__WORK TO DO__: It is required that the lines from the top of the listing through the line with "var W = 1268, H = 555;" be reproduced exactly, excluding pictures.

__INFORMATION SHOWN__:
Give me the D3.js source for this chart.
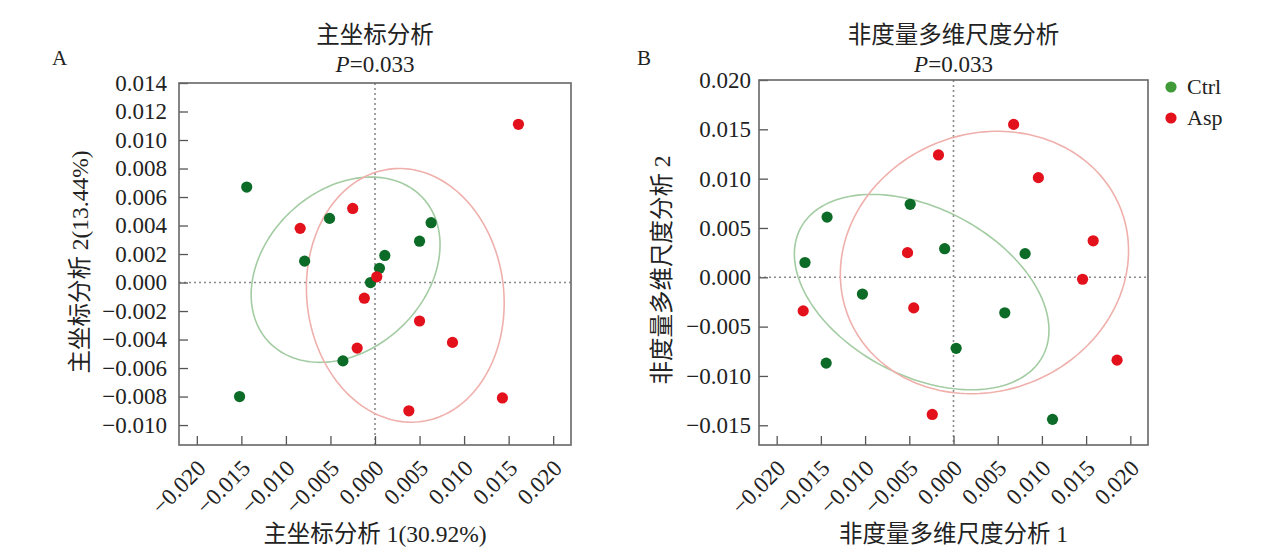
<!DOCTYPE html>
<html>
<head>
<meta charset="utf-8">
<title></title>
<style>
  body { margin: 0; background: #fff; }
  svg text { font-family: "Liberation Serif", "Noto Sans CJK SC", serif; fill: #222; }
</style>
</head>
<body>
<script src="https://cdnjs.cloudflare.com/ajax/libs/d3/7.8.5/d3.min.js"></script>
<script>

// ---- data ----
var groups = ["Ctrl", "Asp"];
var groupColors = ["#0b6b27", "#e3111b"];
var legendColors = ["#3f9a37", "#e3111b"];
var ellipseColors = ["#a3cca3", "#efb0ac"];

// panel A: PCoA scores
var pcoaCtrl = [[-0.0144, 0.0067], [-0.0051, 0.0045], [-0.0079, 0.0015], [0.0063, 0.0042],
                [0.0050, 0.0029], [0.0011, 0.0019], [0.0005, 0.0010], [-0.0005, 0.0000],
                [-0.0036, -0.0055], [-0.0152, -0.0080]];
var pcoaAsp = [[0.0161, 0.0111], [-0.0025, 0.0052], [-0.0084, 0.0038], [0.0002, 0.0004],
               [-0.0012, -0.0011], [0.0050, -0.0027], [0.0087, -0.0042], [-0.0020, -0.0046],
               [0.0038, -0.0090], [0.0143, -0.0081]];
// ellipse: centre x, centre y, half width, half height, correlation
var pcoaEllipses = [[-0.0033, 0.0009, 0.0106, 0.0065, 0.27],
                    [0.0034, -0.0009, 0.0111, 0.0089, -0.06]];

// panel B: NMDS scores
var nmdsCtrl = [[-0.0143, 0.0061], [-0.0168, 0.0015], [-0.0049, 0.0074], [-0.0010, 0.0029],
                [0.0081, 0.0024], [-0.0103, -0.0017], [0.0058, -0.0036], [0.0003, -0.0072],
                [-0.0144, -0.0087], [0.0112, -0.0144]];
var nmdsAsp = [[0.0068, 0.0155], [-0.0017, 0.0124], [0.0096, 0.0101], [0.0158, 0.0037],
               [-0.0052, 0.0025], [0.0146, -0.0002], [-0.0170, -0.0034], [-0.0045, -0.0031],
               [0.0185, -0.0084], [-0.0024, -0.0139]];
var nmdsEllipses = [[-0.0036, -0.0015, 0.0144, 0.0099, -0.39],
                    [0.0035, 0.0015, 0.0163, 0.0133, 0.09]];

var xTicks = [-0.020, -0.015, -0.010, -0.005, 0.000, 0.005, 0.010, 0.015, 0.020];
var yTicksA = [-0.010, -0.008, -0.006, -0.004, -0.002, 0.000, 0.002, 0.004, 0.006, 0.008, 0.010, 0.012, 0.014];
var yTicksB = [-0.015, -0.010, -0.005, 0.000, 0.005, 0.010, 0.015, 0.020];

var W = 1268, H = 555;

var svg = d3.select("body").append("svg")
    .attr("width", W)
    .attr("height", H);

function fmt(d) {
    return (d < 0 ? "\u2212" : "") + Math.abs(d).toFixed(3);
}

function drawPanel(o) {
    var x = d3.scaleLinear().domain(o.xDomain).range([o.left, o.right]);
    var y = d3.scaleLinear().domain(o.yDomain).range([o.bottom, o.top]);
    var g = svg.append("g");

    // zero lines
    g.append("line")
        .attr("x1", x(0)).attr("x2", x(0))
        .attr("y1", o.top).attr("y2", o.bottom)
        .attr("stroke", "#8a8a8a").attr("stroke-width", 1.6)
        .attr("stroke-dasharray", "2,3");
    g.append("line")
        .attr("x1", o.left).attr("x2", o.right)
        .attr("y1", y(0)).attr("y2", y(0))
        .attr("stroke", "#8a8a8a").attr("stroke-width", 1.6)
        .attr("stroke-dasharray", "2,3");

    // axes, ticks pointing inward
    var xa = g.append("g")
        .attr("transform", "translate(0," + o.bottom + ")")
        .call(d3.axisBottom(x).tickValues(xTicks).tickSizeInner(-9).tickSizeOuter(0).tickFormat(fmt));
    xa.select(".domain").remove();
    xa.selectAll("line").attr("stroke", "#555").attr("stroke-width", 1.3);
    xa.selectAll("text")
        .attr("x", 0).attr("y", 0).attr("dy", "0.35em")
        .attr("transform", "translate(4,19) rotate(-45)")
        .attr("text-anchor", "end")
        .style("font-size", "23px")
        .attr("fill", "#222");

    var ya = g.append("g")
        .attr("transform", "translate(" + o.left + ",0)")
        .call(d3.axisLeft(y).tickValues(o.yTicks).tickSizeInner(-9).tickSizeOuter(0).tickPadding(o.pad).tickFormat(fmt));
    ya.select(".domain").remove();
    ya.selectAll("line").attr("stroke", "#555").attr("stroke-width", 1.3);
    ya.selectAll("text").style("font-size", "23px").attr("fill", "#222");

    // frame
    g.append("rect")
        .attr("x", o.left).attr("y", o.top)
        .attr("width", o.right - o.left).attr("height", o.bottom - o.top)
        .attr("fill", "none").attr("stroke", "#666").attr("stroke-width", 1.6);

    // ellipses
    var ts = d3.range(0, 2 * Math.PI, Math.PI / 90);
    var line = d3.line().curve(d3.curveLinearClosed)
        .x(function(d) { return x(d[0]); })
        .y(function(d) { return y(d[1]); });
    o.ellipses.forEach(function(e, i) {
        var pts = ts.map(function(t) {
            return [e[0] + e[2] * Math.cos(t),
                    e[1] + e[3] * (e[4] * Math.cos(t) + Math.sqrt(1 - e[4] * e[4]) * Math.sin(t))];
        });
        g.append("path")
            .attr("d", line(pts))
            .attr("fill", "none")
            .attr("stroke", ellipseColors[i])
            .attr("stroke-width", 1.6);
    });

    // points
    o.series.forEach(function(s, i) {
        g.selectAll(null)
            .data(s)
            .enter()
            .append("circle")
            .attr("cx", function(d) { return x(d[0]); })
            .attr("cy", function(d) { return y(d[1]); })
            .attr("r", 5.6)
            .attr("fill", groupColors[i]);
    });

    var cx = (o.left + o.right) / 2;
    g.append("text").attr("x", cx).attr("y", 43).attr("text-anchor", "middle")
        .style("font-size", "23.5px").text(o.title);
    var p = g.append("text").attr("x", cx).attr("y", 72).attr("text-anchor", "middle")
        .style("font-size", "23px");
    p.append("tspan").attr("font-style", "italic").text("P");
    p.append("tspan").text("=0.033");

    g.append("text").attr("x", o.tag[0]).attr("y", o.tag[1])
        .style("font-size", "21px").text(o.tagText);

    g.append("text").attr("x", cx).attr("y", 542).attr("text-anchor", "middle")
        .style("font-size", "23.5px").text(o.xLabel);
    g.append("text")
        .attr("transform", "translate(" + o.yLabelX + "," + o.yLabelY + ") rotate(-90)")
        .attr("text-anchor", "middle")
        .style("font-size", "23.5px").text(o.yLabel);
}

drawPanel({
    left: 179, right: 571, top: 83, bottom: 445,
    xDomain: [-0.022, 0.022], yDomain: [-0.0114, 0.014],
    yTicks: yTicksA, pad: 12,
    series: [pcoaCtrl, pcoaAsp],
    ellipses: pcoaEllipses,
    title: "主坐标分析",
    tag: [52, 65], tagText: "A",
    xLabel: "主坐标分析 1(30.92%)",
    yLabel: "主坐标分析 2(13.44%)",
    yLabelX: 88, yLabelY: 262
});

drawPanel({
    left: 759, right: 1148, top: 80, bottom: 445,
    xDomain: [-0.022, 0.022], yDomain: [-0.017, 0.020],
    yTicks: yTicksB, pad: 8,
    series: [nmdsCtrl, nmdsAsp],
    ellipses: nmdsEllipses,
    title: "非度量多维尺度分析",
    tag: [637, 65], tagText: "B",
    xLabel: "非度量多维尺度分析 1",
    yLabel: "非度量多维尺度分析 2",
    yLabelX: 670, yLabelY: 270
});

// legend
var legend = svg.append("g").attr("transform", "translate(1171,0)");
groups.forEach(function(name, i) {
    legend.append("circle").attr("cx", 0).attr("cy", 87 + i * 31).attr("r", 5.6)
        .attr("fill", legendColors[i]);
    legend.append("text").attr("x", 16).attr("y", 94 + i * 31)
        .style("font-size", "22px").text(name);
});

</script>
</body>
</html>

__REPLY__:
Give me the D3.js source for this chart.
<!DOCTYPE html>
<html>
<head>
<meta charset="utf-8">
<title></title>
<style>
  body { margin: 0; background: #fff; }
  svg text { font-family: "Liberation Serif", "Noto Sans CJK SC", serif; fill: #222; }
</style>
</head>
<body>
<script src="https://cdnjs.cloudflare.com/ajax/libs/d3/7.8.5/d3.min.js"></script>
<script>

// ---- data ----
var groups = ["Ctrl", "Asp"];
var groupColors = ["#0b6b27", "#e3111b"];
var legendColors = ["#3f9a37", "#e3111b"];
var ellipseColors = ["#a3cca3", "#efb0ac"];

// panel A: PCoA scores
var pcoaCtrl = [[-0.0144, 0.0067], [-0.0051, 0.0045], [-0.0079, 0.0015], [0.0063, 0.0042],
                [0.0050, 0.0029], [0.0011, 0.0019], [0.0005, 0.0010], [-0.0005, 0.0000],
                [-0.0036, -0.0055], [-0.0152, -0.0080]];
var pcoaAsp = [[0.0161, 0.0111], [-0.0025, 0.0052], [-0.0084, 0.0038], [0.0002, 0.0004],
               [-0.0012, -0.0011], [0.0050, -0.0027], [0.0087, -0.0042], [-0.0020, -0.0046],
               [0.0038, -0.0090], [0.0143, -0.0081]];
// ellipse: centre x, centre y, half width, half height, correlation
var pcoaEllipses = [[-0.0033, 0.0009, 0.0106, 0.0065, 0.27],
                    [0.0034, -0.0009, 0.0111, 0.0089, -0.06]];

// panel B: NMDS scores
var nmdsCtrl = [[-0.0143, 0.0061], [-0.0168, 0.0015], [-0.0049, 0.0074], [-0.0010, 0.0029],
                [0.0081, 0.0024], [-0.0103, -0.0017], [0.0058, -0.0036], [0.0003, -0.0072],
                [-0.0144, -0.0087], [0.0112, -0.0144]];
var nmdsAsp = [[0.0068, 0.0155], [-0.0017, 0.0124], [0.0096, 0.0101], [0.0158, 0.0037],
               [-0.0052, 0.0025], [0.0146, -0.0002], [-0.0170, -0.0034], [-0.0045, -0.0031],
               [0.0185, -0.0084], [-0.0024, -0.0139]];
var nmdsEllipses = [[-0.0036, -0.0015, 0.0144, 0.0099, -0.39],
                    [0.0035, 0.0015, 0.0163, 0.0133, 0.09]];

var xTicks = [-0.020, -0.015, -0.010, -0.005, 0.000, 0.005, 0.010, 0.015, 0.020];
var yTicksA = [-0.010, -0.008, -0.006, -0.004, -0.002, 0.000, 0.002, 0.004, 0.006, 0.008, 0.010, 0.012, 0.014];
var yTicksB = [-0.015, -0.010, -0.005, 0.000, 0.005, 0.010, 0.015, 0.020];

var W = 1268, H = 555;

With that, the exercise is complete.